Three-fifths of violent incidents resulted in injury, although serious injuries were relatively rare.
Where violent crime resulted in injury (59% of incidents), the most common injuries sustained in incidents were minor bruising or a black eye (57%%) and scratches or minor cuts (31%). More serious injuries like head injuries and broken bones occurred much less frequently, as shown in Figure 3.11 
Figure 3.11: Type of injuries sustained as a proportion of violent incidents resulting in injury
Base: Violent crime incidents where respondent was injured (80); Variable: QINW
Anger, annoyance and shock were the most common emotional reactions to violent crime.
Consistent with previous years, the emotional impacts most commonly reported by victims of violent crime in 2016/17 were anger (reported in 52% of violent incidents), annoyance (51%) and shock (50%).

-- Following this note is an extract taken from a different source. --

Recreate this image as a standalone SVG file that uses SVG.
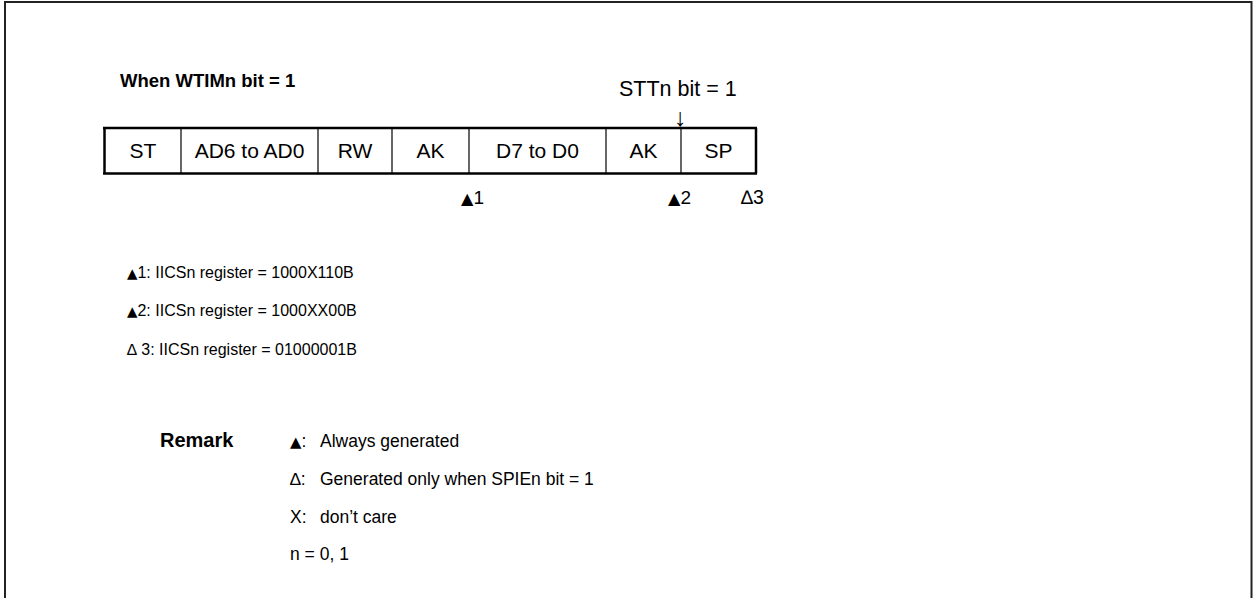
<svg xmlns="http://www.w3.org/2000/svg" width="1253" height="598" viewBox="0 0 1253 598">
<style>
text{font-family:"Liberation Sans",Arial,sans-serif;font-size:17.5px;fill:#000}
.b{font-weight:bold}
.c{text-anchor:middle}
.cell{font-size:21px}
.leg{font-size:16px}
.tri{font-family:"DejaVu Sans",sans-serif;font-size:0.85em}
.thick{stroke:#000;stroke-width:2.5;fill:none}
.thin{stroke:#000;stroke-width:1.2;fill:none}
</style>
<rect width="1253" height="598" fill="#fff"/>
<g id="frame">
<path d="M5,598 V2 H1251.5 V598" fill="none" stroke="#222" stroke-width="2"/>
</g>
<text id="title" class="b" x="120" y="87" style="font-size:18.5px">When WTIMn bit = 1</text>
<g id="stt">
<text x="619" y="96" style="font-size:21.5px">STTn bit = 1</text>
<text x="680" y="126" class="c" style="font-size:25px">↓</text>
</g>
<g id="frame-box">
<line class="thick" x1="103" y1="128" x2="757" y2="128"/>
<line class="thick" x1="103" y1="173.5" x2="757" y2="173.5"/>
<line class="thick" x1="104.5" y1="128" x2="104.5" y2="173.5"/>
<line class="thick" x1="756" y1="128" x2="756" y2="173.5"/>
<line class="thin" x1="181" y1="128" x2="181" y2="173.5"/>
<line class="thin" x1="318" y1="128" x2="318" y2="173.5"/>
<line class="thin" x1="392" y1="128" x2="392" y2="173.5"/>
<line class="thin" x1="469" y1="128" x2="469" y2="173.5"/>
<line class="thin" x1="606" y1="128" x2="606" y2="173.5"/>
<line class="thin" x1="681" y1="128" x2="681" y2="173.5"/>
<text class="c cell" x="143" y="158">ST</text>
<text class="c cell" x="249.5" y="158">AD6 to AD0</text>
<text class="c cell" x="355" y="158">RW</text>
<text class="c cell" x="430.5" y="158">AK</text>
<text class="c cell" x="537.5" y="158">D7 to D0</text>
<text class="c cell" x="643.5" y="158">AK</text>
<text class="c cell" x="718.5" y="158">SP</text>
</g>
<g id="markers">
<text x="461" y="204" style="font-size:19px"><tspan class="tri">▲</tspan>1</text>
<text x="668" y="204" style="font-size:19px"><tspan class="tri">▲</tspan>2</text>
<text x="741" y="204" style="font-size:19.5px">∆3</text>
</g>
<g id="legend">
<text class="leg" x="127" y="278"><tspan class="tri">▲</tspan>1: IICSn register = 1000X110B</text>
<text class="leg" x="127" y="316"><tspan class="tri">▲</tspan>2: IICSn register = 1000XX00B</text>
<text class="leg" x="127" y="355">∆ 3: IICSn register = 01000001B</text>
</g>
<g id="remark">
<text class="b" x="160" y="447" style="font-size:20px">Remark</text>
<text x="290" y="447"><tspan class="tri">▲</tspan>:</text><text x="320" y="447">Always generated</text>
<text x="290" y="485">∆:</text><text x="320" y="485">Generated only when SPIEn bit = 1</text>
<text x="290" y="523">X:</text><text x="320" y="523">don’t care</text>
<text x="290" y="560">n = 0, 1</text>
</g>
</svg>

Victims of violent crime were also more likely than victims of property crime to experience other strong negative emotional responses such as feeling depressed, losing confidence and having difficulty sleeping. For instance, 28% of violence victims said they had lost confidence or felt vulnerable compared to 12% of property crime victims.
What proportion of violent crime was reported to the police?
Most violent incidents in 2016/17 were not considered to be crimes by the victims and more than half were not reported to the police.
The 2016/17 SCJS estimates that just over two-fifths of violent crime incidents (43%) were brought to the attention of the police. The reporting rate in 2016/17 was similar to that in both 2008/09 and 2014/15 (43% and 44% respectively), and not significantly different from the report rate for property crime in 2016/17 (34%).
There can be a range of factors which influence whether or not an individual reports an issue to the police, not least how the victim views their own experience. For instance, the SCJS finds that in just over two-fifths of violent crime incidents in 2016/17 (43%) victims thought their experience should be described as 'a crime' as shown in Figure 3.12 below. Almost two-thirds (64%) of incidents which victims considered to be a crime were brought to the attention of the police in 2016/17.
Figure 3.12: Victim's description of violent crime incidents experienced
Base: Violent crime incidents (160); Variable: QCRNO
When asked directly why they did not report their experience, as in previous years, victims cited a range of reasons. The most common explanations provided by victims were that:
- they dealt with the matter themselves (47% of unreported violent crime incidents);
- the issue was considered a private, personal or family matter (24%);
- the matter was reported to other organisations or authorities (21%); or
- the experience was too trivial or not worth reporting (21%).
Where incidents did come to the attention of the police, victims received information or assistance about the investigation and the case (where relevant) from the police in about a third of instances (32%). In just under a quarter of such incidents (23%) respondents received information or assistance from the Witness Service/Victim Support Scotland, and from the Crown Office and Procurator Fiscal Service in slightly more than a tenth (12%). In a little over a third of cases (35%) victims said they had not received information or assistance from any organisation.
What consequences did victims believe offenders should have faced?
Most violent crime victims did not think the offender should have gone to court, but views varied greatly on what action would have been appropriate.
Regardless of whether the incident was reported to the police, victims in just under two-fifths (39%) of all violent crime thought the offender should have been prosecuted in court. This proportion has fallen from 52% in 2008/09, and is lower than the proportion of property crime victims in 2016/17 who thought offenders should have been prosecuted in court (52%).
More than two-fifths (42%) of those who did not think court was appropriate said nothing should have happened to the offender, whilst 23% thought they should have been made to apologise for their actions. On the other hand, half (50%) of those who thought the offender should have gone to court believed they should have received a prison sentence.